The whole visit, Brittany stayed on my lap or in my arms. It really felt good to hold my daughter. We also took pictures together, played cards and joked around. We had fun on that day. The pictures we took were the first I’d taken, and smiled for, in years.
My mother was shocked because she had never seen Brittany be so good and seem so happy. I told my mother, “She is Daddy’s little girl.” I was sure she felt the positive energy and love coming from me.
‘See You Next Time’
At 2 p.m. our visiting time was almost up. I asked Brittany, “Do you want to come see me again?” “Yes,” she said. I told her how much I loved her and that I was sorry for not being home with her. I also told her that I wanted to send her some things and asked her to let me know when she got them.
Before the visit was over, I looked at my mother and she started to cry. She had not seen me happy in so long.
As we were getting ready to part, Brittany told me that she loved me and would miss me. It felt really good to hear her say that. I told her, “I will think of your every day and night, and I love you.”
“Goodbye, Daddy, I will see you next time,” she said.
“I can’t wait,” I replied holding her tight one last time.
I went back to my cell feeling really good. I told all my friends that I saw my daughter. They were happy for me.
Seeing Brittany gave me extra strength to stay focused and fight harder for my freedom. I have eight years left on my sentence. If I don’t win my appeal I will have to do all of that time.
In the last three years, I’ve begun to educate myself by taking college courses in business and being involved in every program the prison has to offer me, including a fatherhood class.
In the parenting class, I learned that I really can be a father to Brittany from behind these walls. By communicating more through writing, phone calls and visits, I can do my duty. Even if I don’t always get responses, as long as I don’t give up and continue to write and call, it will help our relationship grow.

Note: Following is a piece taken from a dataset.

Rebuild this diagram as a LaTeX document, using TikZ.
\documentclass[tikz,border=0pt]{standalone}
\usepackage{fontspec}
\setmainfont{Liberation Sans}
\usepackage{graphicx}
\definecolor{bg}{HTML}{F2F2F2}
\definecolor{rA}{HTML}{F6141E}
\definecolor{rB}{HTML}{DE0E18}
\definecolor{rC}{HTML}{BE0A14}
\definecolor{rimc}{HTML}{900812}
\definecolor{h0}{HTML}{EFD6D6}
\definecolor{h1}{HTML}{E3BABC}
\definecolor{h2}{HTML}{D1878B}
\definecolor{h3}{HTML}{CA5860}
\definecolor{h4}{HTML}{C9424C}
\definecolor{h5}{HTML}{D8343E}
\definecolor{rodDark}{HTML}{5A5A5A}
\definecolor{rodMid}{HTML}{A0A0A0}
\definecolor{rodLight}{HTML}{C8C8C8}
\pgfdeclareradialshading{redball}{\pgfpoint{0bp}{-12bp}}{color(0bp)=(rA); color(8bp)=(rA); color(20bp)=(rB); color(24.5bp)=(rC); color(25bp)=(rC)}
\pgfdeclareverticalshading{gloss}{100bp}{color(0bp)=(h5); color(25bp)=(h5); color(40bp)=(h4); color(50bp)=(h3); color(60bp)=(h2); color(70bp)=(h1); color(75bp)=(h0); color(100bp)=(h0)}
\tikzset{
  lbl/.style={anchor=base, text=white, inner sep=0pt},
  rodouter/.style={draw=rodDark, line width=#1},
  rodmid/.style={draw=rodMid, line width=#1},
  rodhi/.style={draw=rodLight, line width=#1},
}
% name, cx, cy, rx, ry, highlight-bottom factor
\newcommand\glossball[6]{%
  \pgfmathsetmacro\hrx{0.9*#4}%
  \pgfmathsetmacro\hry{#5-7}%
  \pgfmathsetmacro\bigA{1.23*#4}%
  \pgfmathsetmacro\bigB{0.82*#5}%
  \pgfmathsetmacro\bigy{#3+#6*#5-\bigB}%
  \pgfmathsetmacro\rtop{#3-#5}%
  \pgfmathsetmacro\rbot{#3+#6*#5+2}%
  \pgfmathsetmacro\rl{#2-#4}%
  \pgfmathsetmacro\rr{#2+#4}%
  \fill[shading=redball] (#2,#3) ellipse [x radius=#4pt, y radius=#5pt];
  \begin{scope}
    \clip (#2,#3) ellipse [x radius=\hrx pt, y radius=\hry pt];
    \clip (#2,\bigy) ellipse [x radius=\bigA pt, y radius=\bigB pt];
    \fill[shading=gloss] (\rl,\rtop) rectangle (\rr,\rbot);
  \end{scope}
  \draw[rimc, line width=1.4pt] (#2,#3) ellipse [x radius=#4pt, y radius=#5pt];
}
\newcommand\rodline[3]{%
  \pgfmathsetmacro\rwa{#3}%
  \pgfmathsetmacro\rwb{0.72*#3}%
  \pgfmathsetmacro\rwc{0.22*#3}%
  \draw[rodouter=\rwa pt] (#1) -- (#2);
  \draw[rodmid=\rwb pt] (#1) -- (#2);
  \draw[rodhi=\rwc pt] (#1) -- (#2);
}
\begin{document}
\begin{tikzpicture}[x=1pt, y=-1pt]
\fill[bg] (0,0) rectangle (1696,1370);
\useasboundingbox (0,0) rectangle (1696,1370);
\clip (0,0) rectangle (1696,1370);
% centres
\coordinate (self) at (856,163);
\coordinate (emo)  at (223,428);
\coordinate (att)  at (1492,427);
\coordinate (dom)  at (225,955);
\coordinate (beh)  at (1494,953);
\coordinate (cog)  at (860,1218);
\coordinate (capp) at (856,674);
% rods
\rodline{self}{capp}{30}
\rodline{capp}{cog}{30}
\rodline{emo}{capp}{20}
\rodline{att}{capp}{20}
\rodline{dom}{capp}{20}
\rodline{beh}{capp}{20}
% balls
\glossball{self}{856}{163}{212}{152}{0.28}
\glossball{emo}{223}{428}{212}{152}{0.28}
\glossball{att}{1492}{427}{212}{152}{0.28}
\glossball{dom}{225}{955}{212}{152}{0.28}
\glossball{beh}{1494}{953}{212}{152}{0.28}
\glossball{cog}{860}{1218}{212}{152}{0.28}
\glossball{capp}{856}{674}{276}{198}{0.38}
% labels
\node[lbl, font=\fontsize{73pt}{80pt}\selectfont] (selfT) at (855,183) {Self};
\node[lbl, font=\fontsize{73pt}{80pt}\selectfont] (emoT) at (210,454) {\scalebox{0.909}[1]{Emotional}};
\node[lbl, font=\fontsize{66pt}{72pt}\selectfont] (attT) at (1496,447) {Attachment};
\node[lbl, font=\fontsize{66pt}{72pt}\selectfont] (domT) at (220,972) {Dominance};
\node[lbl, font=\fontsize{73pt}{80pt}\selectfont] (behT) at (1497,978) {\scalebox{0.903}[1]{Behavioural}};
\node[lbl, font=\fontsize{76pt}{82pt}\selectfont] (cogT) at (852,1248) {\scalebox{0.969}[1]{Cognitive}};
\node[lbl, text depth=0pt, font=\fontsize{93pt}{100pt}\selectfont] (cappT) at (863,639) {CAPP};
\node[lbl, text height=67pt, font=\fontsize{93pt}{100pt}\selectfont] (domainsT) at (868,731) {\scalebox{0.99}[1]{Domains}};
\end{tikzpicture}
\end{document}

Since our first visit, we have grown closer and closer. I write to her every week and I try to call at least once a week. I like to send her books and business magazines and other gifts to let her know I’m thinking of her. Our phone calls have been getting better now that she is getting older. She tells me how she is doing in school and the game systems she wants (which is mostly all of them). She tells me that most of the time she is either on the computer or studying.

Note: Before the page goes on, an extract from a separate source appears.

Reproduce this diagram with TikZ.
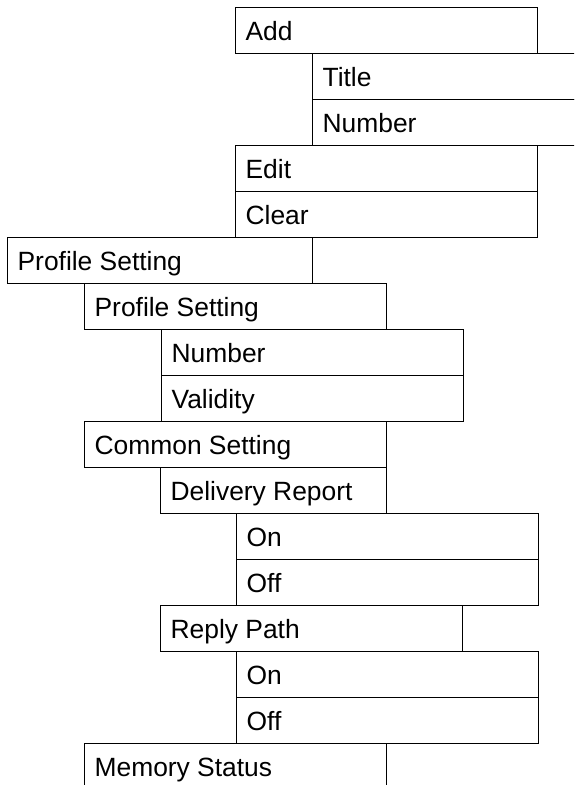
\documentclass[tikz,border=0pt]{standalone}
\usepackage{fontspec}
\setmainfont{Liberation Sans}
\definecolor{MenuLine}{HTML}{000000}
\usepackage{tikz}
\usetikzlibrary{positioning}

\tikzset{
  menubox/.style={draw=MenuLine, line width=0.6pt, anchor=north west,
    minimum width=151pt, minimum height=23pt, inner xsep=5pt, inner ysep=0pt,
    text height=9.5pt, text depth=0pt, align=left,
    font=\fontsize{13.2}{15}\selectfont}
}

\begin{document}
\begin{tikzpicture}
      \clip (0,0) rectangle (287pt,-392.5pt);
      % message templates
      \node[menubox] (add) at (117.5pt,-3.5pt) {\makebox[141pt][l]{Add}};
      \node[menubox] (addTitle) at (156pt,-26.5pt) {\makebox[141pt][l]{Title}};
      \node[menubox] (addNumber) at (156pt,-49.5pt) {\makebox[141pt][l]{Number}};
      \node[menubox] (edit) at (117.5pt,-72.5pt) {\makebox[141pt][l]{Edit}};
      \node[menubox] (clear) at (117.5pt,-95.5pt) {\makebox[141pt][l]{Clear}};
      % profile setting
      \node[menubox, minimum width=152.5pt] (profile) at (3.5pt,-118.5pt) {\makebox[142.5pt][l]{Profile Setting}};
      \node[menubox] (profileSub) at (42pt,-141.5pt) {\makebox[141pt][l]{Profile Setting}};
      \node[menubox] (profNumber) at (80.5pt,-164.5pt) {\makebox[141pt][l]{Number}};
      \node[menubox] (profValidity) at (80.5pt,-187.5pt) {\makebox[141pt][l]{Validity}};
      % common setting
      \node[menubox] (common) at (42pt,-210.5pt) {\makebox[141pt][l]{Common Setting}};
      \node[menubox, minimum width=113pt] (delivery) at (80pt,-233.5pt) {\makebox[103pt][l]{Delivery Report}};
      \node[menubox] (deliveryOn) at (118pt,-256.5pt) {\makebox[141pt][l]{On}};
      \node[menubox] (deliveryOff) at (118pt,-279.5pt) {\makebox[141pt][l]{Off}};
      \node[menubox] (reply) at (80pt,-302.5pt) {\makebox[141pt][l]{Reply Path}};
      \node[menubox] (replyOn) at (118pt,-325.5pt) {\makebox[141pt][l]{On}};
      \node[menubox] (replyOff) at (118pt,-348.5pt) {\makebox[141pt][l]{Off}};
      % memory
      \node[menubox] (memory) at (42pt,-371.5pt) {\makebox[141pt][l]{Memory Status}};
    \end{tikzpicture}
\end{document}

Her aunt seems more accepting now. In fact, she brought Brittany up to my graduation from the parenting class taught by the Osborne Association. I’m not sure what’s changed, because I have not talked to Brittany’s aunt about what happened yet. I want to take things slow and we have not had a chance to be alone to really talk.

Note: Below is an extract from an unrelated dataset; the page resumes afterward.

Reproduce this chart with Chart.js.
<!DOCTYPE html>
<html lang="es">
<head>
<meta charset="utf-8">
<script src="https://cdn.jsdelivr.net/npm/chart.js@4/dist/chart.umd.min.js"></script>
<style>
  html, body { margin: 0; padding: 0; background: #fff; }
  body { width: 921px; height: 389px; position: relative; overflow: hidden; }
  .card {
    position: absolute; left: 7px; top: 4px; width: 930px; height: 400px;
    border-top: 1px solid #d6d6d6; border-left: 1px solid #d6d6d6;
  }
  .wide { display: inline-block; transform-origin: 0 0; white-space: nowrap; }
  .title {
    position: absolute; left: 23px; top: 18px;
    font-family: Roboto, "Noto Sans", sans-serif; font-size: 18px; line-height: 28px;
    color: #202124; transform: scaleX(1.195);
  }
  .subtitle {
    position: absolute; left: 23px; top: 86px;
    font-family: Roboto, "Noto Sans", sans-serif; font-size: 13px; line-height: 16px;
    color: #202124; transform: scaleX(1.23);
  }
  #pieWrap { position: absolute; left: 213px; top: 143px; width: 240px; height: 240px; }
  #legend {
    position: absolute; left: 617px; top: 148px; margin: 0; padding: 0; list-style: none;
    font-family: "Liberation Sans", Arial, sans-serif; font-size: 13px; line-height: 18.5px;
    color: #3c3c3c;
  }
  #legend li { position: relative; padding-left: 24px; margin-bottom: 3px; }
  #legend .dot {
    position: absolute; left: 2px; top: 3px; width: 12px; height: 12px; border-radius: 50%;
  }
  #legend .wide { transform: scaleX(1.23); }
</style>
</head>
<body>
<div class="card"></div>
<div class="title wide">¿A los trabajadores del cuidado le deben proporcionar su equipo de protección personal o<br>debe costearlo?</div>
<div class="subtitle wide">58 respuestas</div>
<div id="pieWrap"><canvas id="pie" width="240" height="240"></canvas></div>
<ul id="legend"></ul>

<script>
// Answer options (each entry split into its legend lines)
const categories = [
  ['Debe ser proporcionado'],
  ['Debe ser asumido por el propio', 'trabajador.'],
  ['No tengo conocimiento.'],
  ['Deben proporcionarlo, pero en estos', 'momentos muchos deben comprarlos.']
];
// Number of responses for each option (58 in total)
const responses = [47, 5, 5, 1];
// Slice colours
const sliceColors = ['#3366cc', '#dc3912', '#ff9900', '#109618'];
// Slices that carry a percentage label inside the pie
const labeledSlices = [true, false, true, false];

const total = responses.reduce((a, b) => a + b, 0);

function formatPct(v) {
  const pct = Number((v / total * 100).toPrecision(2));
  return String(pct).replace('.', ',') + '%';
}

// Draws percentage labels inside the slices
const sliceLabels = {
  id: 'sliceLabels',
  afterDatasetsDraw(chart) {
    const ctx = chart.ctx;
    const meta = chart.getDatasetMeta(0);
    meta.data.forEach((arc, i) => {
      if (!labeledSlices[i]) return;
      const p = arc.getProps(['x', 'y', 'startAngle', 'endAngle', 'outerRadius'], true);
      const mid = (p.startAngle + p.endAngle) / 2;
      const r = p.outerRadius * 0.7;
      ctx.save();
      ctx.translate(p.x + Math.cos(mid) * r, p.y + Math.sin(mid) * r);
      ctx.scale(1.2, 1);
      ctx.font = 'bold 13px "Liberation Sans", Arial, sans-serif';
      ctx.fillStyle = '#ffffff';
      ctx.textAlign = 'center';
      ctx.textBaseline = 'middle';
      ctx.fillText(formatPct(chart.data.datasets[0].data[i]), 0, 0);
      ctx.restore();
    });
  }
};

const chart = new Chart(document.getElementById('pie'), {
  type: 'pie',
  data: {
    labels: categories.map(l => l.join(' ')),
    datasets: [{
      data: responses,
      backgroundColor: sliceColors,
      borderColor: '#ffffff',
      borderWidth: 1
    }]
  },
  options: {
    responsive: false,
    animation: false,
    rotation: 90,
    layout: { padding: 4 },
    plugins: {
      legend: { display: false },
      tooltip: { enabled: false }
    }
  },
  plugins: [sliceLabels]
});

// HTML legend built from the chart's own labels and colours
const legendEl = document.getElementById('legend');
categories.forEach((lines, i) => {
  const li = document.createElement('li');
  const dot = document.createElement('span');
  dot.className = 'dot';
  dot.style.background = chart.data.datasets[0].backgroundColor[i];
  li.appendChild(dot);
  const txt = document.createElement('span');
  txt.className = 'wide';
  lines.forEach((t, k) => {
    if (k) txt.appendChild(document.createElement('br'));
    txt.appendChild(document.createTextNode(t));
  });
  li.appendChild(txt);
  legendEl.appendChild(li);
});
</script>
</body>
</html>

I love my little girl dearly and I’m very proud of Brittany. She graduated elementary school at the top of her class and she is off to junior high school.
As I’ve gotten to know her, I’ve seen that some of her ways and actions are like my own. Little things she does reminded me of myself. When she gets mad, she screws up her face and looks just like me.
I hope and pray that Brittany stays on the right tracks and does not hang out with the wrong people. I will be there for her to help her stay on the straight path. When she gets older, I will also tell her more about my life and the mistakes I’ve made. I want to make sure that she understands why I’m here.
Once I’m released, I pray that we will have a beautiful relationship. I hope that when I get myself together, Brittany can come and live with me, or at least stay for the summer or during school vacations. I plan on spending a lot of time with my little girl.